INTELBRIEF

September 21, 2016

TSG IntelBrief: The War Drags on in Syria

• The week-long cessation of hostilities (CoH) in Syria has effectively collapsed.

• A humanitarian aid convoy to Aleppo was destroyed by an airstrike on September 19, killing at least 12 aid workers.

• The U.S. has unofficially but pointedly accused Russia of conducting the airstrike, which Russia has denied.

• The insistence by U.S. officials that the CoH remains in effect suggests there is no ‘plan B’, as the long war enters yet another stage of deterioration.

 

The fragile Syrian ceasefire that went into effect on September 12 has all but collapsed. The week-long cessation of hostilities (CoH) was specifically designed to allow aid deliveries to besieged towns such as Aleppo; in tragic irony only the Syrian civil war could provide, it was the destruction of an aid convoy by an apparent Russian airstrike that will likely prove the final straw for the delicate ceasefire. Despite months of negotiations between the U.S. and Russia that led to the CoH agreement, the ceasefire remains in effect only in a semantic sense. A war of words and accusations between Moscow and Washington mirrors the increased fighting on the ground in Syria. While the U.S. and its partners insist the CoH has not ended (as it can technically only be ended by an official declaration by either the U.S. or Russia) the fighting has clearly contradicted the rhetoric. 

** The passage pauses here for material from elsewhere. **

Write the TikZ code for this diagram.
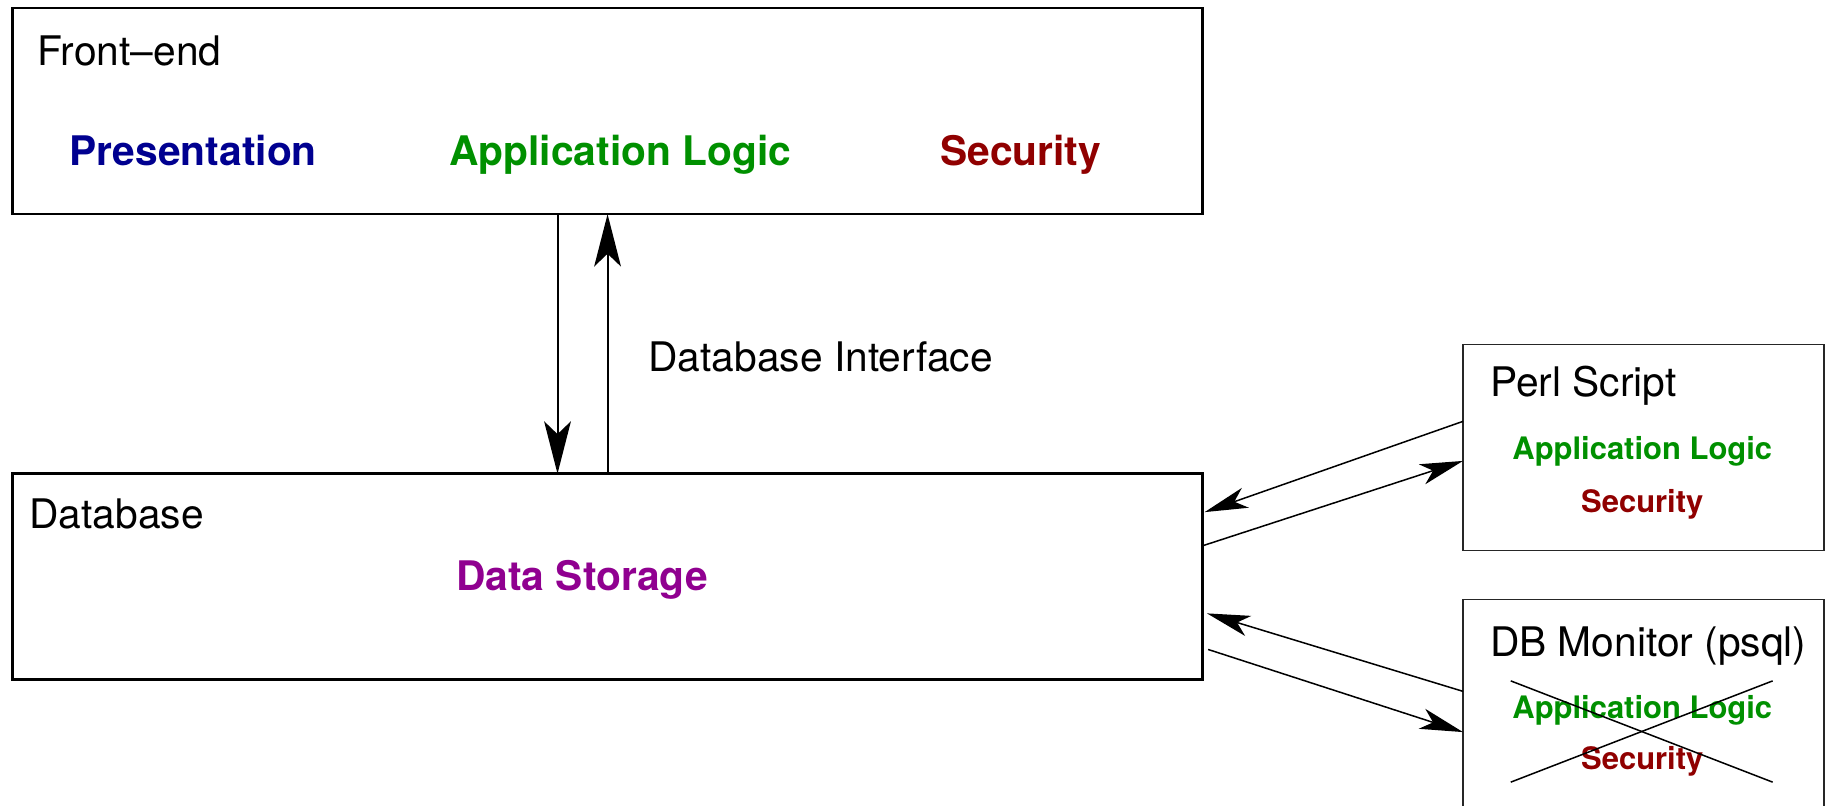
\documentclass[tikz,border=0pt]{standalone}
\usepackage{fontspec}
\setmainfont{TeX Gyre Heros}
\usetikzlibrary{arrows.meta}
\definecolor{xblue}{RGB}{0,0,144}
\definecolor{xgreen}{RGB}{0,144,0}
\definecolor{xred}{RGB}{144,0,0}
\definecolor{xmag}{RGB}{144,0,144}
\tikzset{
  bigbox/.style={draw=black, line width=2.3pt, inner sep=0pt, outer sep=0pt, anchor=north west},
  smallbox/.style={draw=black!85, line width=1.5pt, inner sep=0pt, outer sep=0pt, anchor=north west},
  lbl/.style={inner sep=0pt, font=\fontsize{35}{42}\selectfont},
  blbl/.style={inner sep=0pt, font=\fontsize{35}{42}\selectfont\bfseries},
  slbl/.style={inner sep=0pt, font=\fontsize{26.6}{32}\selectfont\bfseries},
  varr/.style={line width=1.7pt, -{Stealth[length=45pt,width=23pt,inset=11pt]}},
  darr/.style={line width=1.3pt, -{Stealth[length=37pt,width=18pt,inset=10pt]}},
  crossline/.style={line width=1.3pt},
}
\begin{document}
\begin{tikzpicture}[x=1pt,y=-1pt]
\useasboundingbox (0,0) rectangle (1568,692);
\clip (0,0) rectangle (1568,692);
\fill[white] (0,0) rectangle (1568,692);
% boxes
\node[bigbox, minimum width=1022pt, minimum height=177pt] (fe) at (11,7) {};
\node[bigbox, minimum width=1022pt, minimum height=177pt] (db) at (11,407) {};
\node[smallbox, minimum width=310pt, minimum height=177pt] (perl) at (1257,296) {};
\node[smallbox, minimum width=310pt, minimum height=190pt] (mon) at (1257,515) {};
% front-end texts
\node[lbl, anchor=base west] (fet) at (32,56) {Front–end};
\node[blbl, anchor=base, text=xblue] (pres) at (166,142) {Presentation};
\node[blbl, anchor=base, text=xgreen] (app) at (533,142) {Application Logic};
\node[blbl, anchor=base, text=xred] (sec) at (877,142) {Security};
% interface
\node[lbl, anchor=base west] (dbi) at (557,319) {Database Interface};
% database texts
\node[lbl, anchor=base west] (dbt) at (25,454) {Database};
\node[blbl, anchor=base, text=xmag] (ds) at (500,507) {Data Storage};
% perl texts
\node[lbl, anchor=base west] (perlt) at (1280,341) {Perl Script};
\node[slbl, anchor=base, text=xgreen] (papp) at (1411,395) {Application Logic};
\node[slbl, anchor=base, text=xred] (psec) at (1411,440) {Security};
% monitor texts
\node[lbl, anchor=base west] (mont) at (1280,564) {DB Monitor (psql)};
\node[slbl, anchor=base, text=xgreen] (mapp) at (1411,617) {Application Logic};
\node[slbl, anchor=base, text=xred] (msec) at (1411,661) {Security};
% cross
\coordinate (c1) at (1298,585);
\coordinate (c2) at (1523,672);
\coordinate (c3) at (1298,672);
\coordinate (c4) at (1523,585);
\draw[crossline] (c1) -- (c2);
\draw[crossline] (c3) -- (c4);
% vertical arrows
\draw[varr] ([xshift=-43pt]fe.south) -- ([xshift=-43pt]db.north);
\draw[varr] (db.north) -- (fe.south);
% diagonal arrows
\draw[darr] ([yshift=22.5pt]perl.west) -- ([xshift=2pt,yshift=55.5pt]db.east);
\draw[darr] ([yshift=26.5pt]db.east) -- ([yshift=-11.5pt]perl.west);
\draw[darr] ([yshift=16pt]mon.west) -- ([xshift=4pt,yshift=-31.5pt]db.east);
\draw[darr] ([xshift=5pt,yshift=-62.5pt]db.east) -- ([yshift=-19pt]mon.west);
\end{tikzpicture}
\end{document}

There was little question the delivery of aid to the rebel-held parts of Aleppo and surrounding areas would be the most problematic of the issues covered under the CoH. Aid deliveries to such areas had been delayed since the beginning of the ceasefire. On September 19—the day the UN authorized a humanitarian convoy of 31 trucks from Turkey to Aleppo—the Assad regime declared the CoH null and void. Nonetheless, media reports citing U.S. officials indicate that it was two Russian aircraft that struck the aid convoy, killing at least 12 people, including the local head of the Syrian Arab Red Crescent Society. 

The airstrike on the aid convoy came just days after Russia called an emergency meeting of the UN Security Council to protest a September 17 U.S. airstrike in Deir al-Zour that killed an estimated 60 Syrian troops. The U.S. stated it thought it was targeting forces of the so-called Islamic State—who were in close combat with the regime forces—and issued an apology to the Syrians for the mistake. The Russians issued a statement that accused the U.S. of supporting the Islamic State; both the rhetoric and the reality on the ground have deteriorated since.

With Syrian and Russian airstrikes resuming in Aleppo—along with the strike on the aid convoy that UN Secretary General Ban Ki-Moon has called a possible war crime—the CoH has effectively ended. Despite this reality, neither the Russians nor the U.S. has officially declared the ceasefire over. The reluctance to do so is less a denial of the obvious than it is an admission that there are no other options beyond the CoH. The CoH was the product of months of negotiations, the result of which was a very fragile ceasefire to begin with. The alternative to the CoH is not just a return to fighting, but likely a dramatic increase in the violence as all sides and proxies push for a military victory. The potential abandonment of even the pretense of a negotiated settlement could push Syria over the edge, and lead to further immense civilian suffering

Relations between the U.S. and Russia are as tenuous as they have been at any point since the end of the Cold War. Putting aside the posturing and rhetoric, the glimmer of hope that the CoH might allow for slight alleviation of Syrian civilian suffering through aid deliveries has evaporated. As it becomes increasingly clear that the U.S. and Russia are unable to engage in meaningful, sustained cooperation in Syria, any near-term negotiated resolution to the civil war seems a distant possibility.